I know this road. The landscape changes completely as you head east and south from Ouarzazate — palm groves in the valleys, kasbahs on every hill, the Atlas foothills giving way to flat hammada (rocky desert), and then the dunes appearing on the horizon. That approach, when the dunes first come into view after hours of flat stone desert, is something visitors consistently mention.
→ Dades Gorge guide → 10 days in Morocco itinerary
What Visitors Report Finding
Based on years of conversations with tourists who’ve done this trip:
The dunes: Bigger than expected, consistently. People who’ve been to other desert destinations say Erg Chebbi stands out for scale and color — particularly at sunrise and sunset when the light turns the sand deep orange.
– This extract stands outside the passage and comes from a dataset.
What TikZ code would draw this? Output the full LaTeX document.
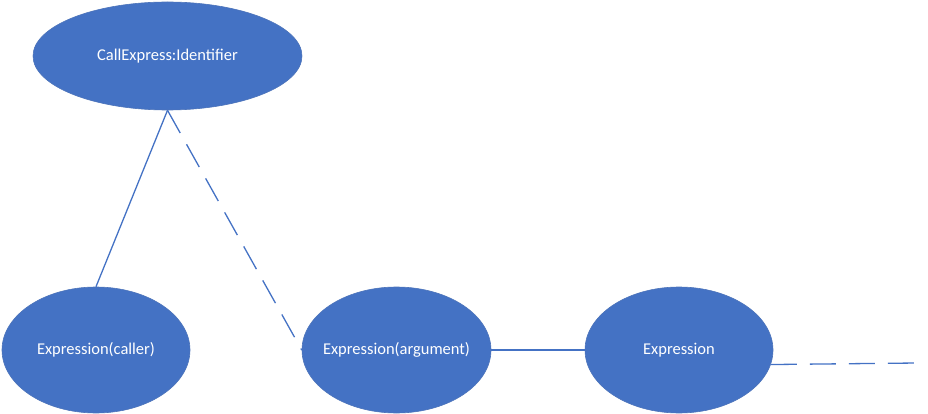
\documentclass[tikz,border=0pt]{standalone}
\usepackage{fontspec}
\setmainfont{Carlito}
\usetikzlibrary{shapes.geometric}
\definecolor{nodeblue}{HTML}{4472C4}
\begin{document}
\begin{tikzpicture}[x=1pt, y=-1pt,
		astnode/.style={ellipse, fill=nodeblue, draw=nodeblue!85!gray, line width=0.6pt, inner sep=0pt, text=white, font=\fontsize{16.5}{19}\selectfont},
		edge/.style={draw=nodeblue, line width=1.3pt},
		longdash/.style={dash pattern=on 26pt off 13pt}]
		
		\useasboundingbox (0,0) rectangle (928,414);
		
		% Root: the call expression
		\node[astnode, minimum width=269pt, minimum height=108pt] (call) at (167.5,56) {\makebox[0pt]{CallExpress:Identifier}};
		
		% Row 2: caller, argument, next expression
		\node[astnode, minimum width=188pt, minimum height=126pt] (caller) at (96,350) {\makebox[0pt]{Expression(caller)}};
		\node[astnode, minimum width=189pt, minimum height=126pt] (arg) at (396.5,350) {\makebox[0pt]{Expression(argument)}};
		\node[astnode, minimum width=188pt, minimum height=126pt] (expr) at (679,350) {\makebox[0pt]{Expression}};
		\coordinate (tail) at (917,363);
		
		% Edges
		\draw[edge] (call.south) -- (caller.north);
		\draw[edge, longdash] (call.south) -- (arg.west);
		\draw[edge] (arg.east) -- (expr.west);
		\draw[edge, longdash] (expr.-9) -- (tail);
		
	\end{tikzpicture}
\end{document}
The camel ride: Almost universal. Usually an hour at sunset to a desert camp. People describe it as genuinely atmospheric despite being completely predictable — the pace, the silence, the view from higher up.
The night: The thing most mentioned. No light pollution, the Milky Way visible, the quiet of the desert after the camp settles down. Multiple tourists have told me this was the best night’s sleep they had in Morocco — nothing to hear, no city noise.
The camps: Range from basic to luxury. The better ones have proper beds in canvas tents, Moroccan food, and music around a fire. The cheaper ones are more rustic. Worth spending a bit more if you’re only doing one night.
The regret: Almost everyone says they should have stayed two nights. One night is enough to see it — two nights is enough to feel it.
Merzouga vs Zagora: Which Sahara?
Both are in the Moroccan south, but they’re different experiences.
Erg Chebbi (Merzouga): Taller dunes, more dramatic landscape, more tourist infrastructure. Farther from Marrakech (~8 hours). The classic Sahara experience.
Zagora: Smaller dunes, closer to Marrakech (~5-6 hours via Ouarzazate), the famous “Tombouctou 52 jours” sign. Better for shorter itineraries. More accessible but less dramatic.
If you have 10 days and can reach Merzouga, go there. If you have 7 days and the Sahara is one stop among many, Zagora is the practical choice.
Practical Notes
Getting there: Rental car is the most flexible option for the south. CTM buses run to Rissani (near Merzouga) but the schedules require planning. Organized tours from Marrakech are the most popular option for those without a car.
How long to stay: Minimum one night in a desert camp. Two nights is better. Three gives you time to explore the surrounding villages and the quieter parts of the dunes.
Best time: October to May. Summer in the Sahara is extreme — temperatures regularly exceed 40°C and can reach 50°C. Not recommended.
What to bring: Light layers for the day, warmer layers for the night (desert temperatures drop significantly after sunset), sunscreen, and cash (the camps and village are cash-only).
FAQ
Is Merzouga worth the long drive? Yes, if you have the time. The dunes are more impressive than most people expect, and the desert night is consistently the highlight tourists mention most. The drive itself through the south is also worth doing.
How far is Merzouga from Marrakech? Roughly 560km, about 7-8 hours by car. Most people break it into two days, stopping in Ouarzazate or Dades Gorge.
What’s the difference between Merzouga and Zagora? Merzouga has taller, more dramatic dunes and is farther from Marrakech. Zagora is closer and better for shorter itineraries. Both are real Sahara, but Erg Chebbi is more visually striking.
Do I need a guide in Merzouga? Not strictly. The village and dunes are easy to navigate. For a desert camp stay, the camp will organize the camel ride and everything else. A guide helps for exploring the surrounding area and Berber villages.
What should I pack for Merzouga? Light clothes for the day, a warm layer for the night, sunscreen, sunglasses, and cash. Sandals are fine for the dunes — shoes fill with sand immediately.
Is Merzouga safe? Yes. The main risk is the heat if you visit in summer, which is why October to May is strongly recommended.